Understanding: Looking attention includes an understanding that anxiety is a natural response of parts of ourselves to the meaningful unknown. It is awareness of your vulnerability and your nervous system’s attempt to protect you.
Acceptance: Looking attention accepts what is real in the moment. When we resist anxious feelings or judge ourselves for having them, these feelings tend to increase. To better accept anxious feelings notice that in this moment you can probably handle them. They are not comfortable, but you are ok.
Compassion: Notice the discomfort and fear that your anxious parts are experiencing. Can you feel compassion for these parts that feel scared?
Curiosity: involves inquiring into the anxious feelings a little more deeply by asking, “what are you believing?” Deeper inquiry allows fears to be heard, which can calm anxiety.
Conviction: Looking attention involves the qualities listed above, as well as the recognition that you are still able to act like the person that I want to be in the presence of uncomfortable emotion. Conviction is the decision to act well no matter what.
Looking attention can take time to develop. Sometimes awareness is the only quality that we can muster at the beginning. But, over time, with effort and experimentation, the other qualities can be grown.
With many repetitions of looking attention, and the gradual expansion of the qualities present within yours, your awareness of your inner experience (including anxiety) becomes stronger and more automatic. Although we are not actively trying to reduce the anxiety by developing looking attention, over time it typically does settle down. After all, when a system becomes aware that is possesses a calm inner source of wisdom and care, it begins to trust that it can handle more circumstances.
The practice of meeting our inner world with looking attention is a performance enhancing skill. For runners, the ability to be aware of and present with uncomfortable inner experience is directly transferrable to one’s capacity to handle exertion pain. Although anxiety feels different than exertion pain, the inner capacity to handle both is the same.

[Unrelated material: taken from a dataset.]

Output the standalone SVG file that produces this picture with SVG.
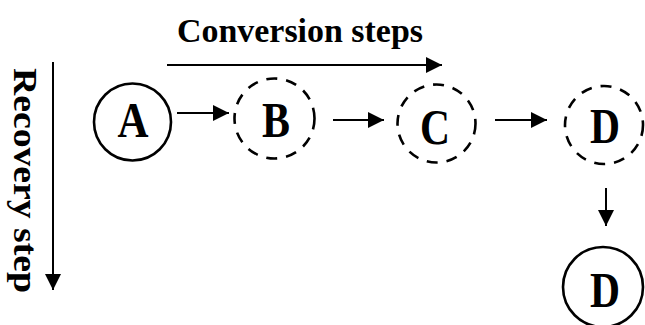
<svg xmlns="http://www.w3.org/2000/svg" width="645" height="325" viewBox="0 0 645 325">
<defs>
<marker id="ah" viewBox="0 0 10 10" refX="10" refY="5" markerWidth="8" markerHeight="8" markerUnits="userSpaceOnUse" orient="auto">
<path d="M0,0 L10,5 L0,10 Z" fill="#000"/>
</marker>
<marker id="ahs" viewBox="0 0 10 10" refX="10" refY="5" markerWidth="16" markerHeight="16" markerUnits="userSpaceOnUse" orient="auto">
<path d="M0,0 L10,5 L0,10 Z" fill="#000"/>
</marker>
</defs>
<style>
.lbl{font-family:"Liberation Serif","Times New Roman",serif;font-weight:bold;fill:#000}
.node{font-family:"Liberation Serif","Times New Roman",serif;font-weight:bold;font-size:50px;fill:#000;text-anchor:middle}
.solid{fill:none;stroke:#000;stroke-width:2.6}
.dash{fill:none;stroke:#000;stroke-width:2.6;stroke-dasharray:11 9}
.conn{stroke:#000;stroke-width:2;fill:none}
</style>
<rect width="645" height="325" fill="#fff"/>
<text class="lbl" x="177" y="42" font-size="34" textLength="246" lengthAdjust="spacingAndGlyphs">Conversion steps</text>
<text class="lbl" font-size="34" transform="translate(14,68) rotate(90)" textLength="225" lengthAdjust="spacingAndGlyphs">Recovery step</text>
<g id="axes">
<line class="conn" x1="167" y1="65" x2="442" y2="65" marker-end="url(#ahs)"/>
<line class="conn" x1="53" y1="62" x2="53" y2="290" marker-end="url(#ahs)"/>
</g>
<g id="nodeA">
<circle class="solid" cx="132.5" cy="122" r="38.5"/>
<text class="node" x="133" y="137" textLength="31" lengthAdjust="spacingAndGlyphs">A</text>
</g>
<g id="nodeB">
<circle class="dash" cx="274.5" cy="118.5" r="40"/>
<text class="node" x="276" y="137" textLength="28" lengthAdjust="spacingAndGlyphs">B</text>
</g>
<g id="nodeC">
<circle class="dash" cx="436.5" cy="123.5" r="39"/>
<text class="node" x="435" y="144" textLength="30" lengthAdjust="spacingAndGlyphs">C</text>
</g>
<g id="nodeD1">
<circle class="dash" cx="604" cy="125" r="39"/>
<text class="node" x="605" y="143" textLength="30" lengthAdjust="spacingAndGlyphs">D</text>
</g>
<g id="nodeD2">
<circle class="solid" cx="603" cy="287" r="40"/>
<text class="node" x="605" y="307" textLength="30" lengthAdjust="spacingAndGlyphs">D</text>
</g>
<g id="connectors">
<line class="conn" x1="177" y1="113" x2="229" y2="113" marker-end="url(#ahs)"/>
<line class="conn" x1="333" y1="120" x2="384" y2="120" marker-end="url(#ahs)"/>
<line class="conn" x1="495" y1="120" x2="547" y2="120" marker-end="url(#ahs)"/>
<line class="conn" x1="606" y1="188" x2="606" y2="226" marker-end="url(#ahs)"/>
</g>
</svg>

For so many, anxiety feels like an inner demon whose sole purpose is to ruin an experience. But, this demon is grossly misunderstood. An anxious response is evidence of a part of you that is extra awake to the unpredictable nature of life. That part is aware of your vulnerability and cares about your well-being and safety, perhaps more than any other being. It is showing up to protect you in the only way that it knows how.
There is a myth which explains that when we love our demon (our anxiety, and any other inner experience), it becomes our “daimon,” which translates to “genius” or “gift.” With all the care and energy that an anxious response contains, who might your anxious parts become if you meet them with love, with the qualities of looking attention, over and over, over time?
“The only power that can effect transformations of astonishing order is love. It remained for the twentieth century to discover that locked within the atom is the energy of the sun itself. For this energy to be released, however, the atom must be bombarded from without. And so too, locked in every human being is a store of love and it too can be activated only through bombardment, in its case love’s bombardment.”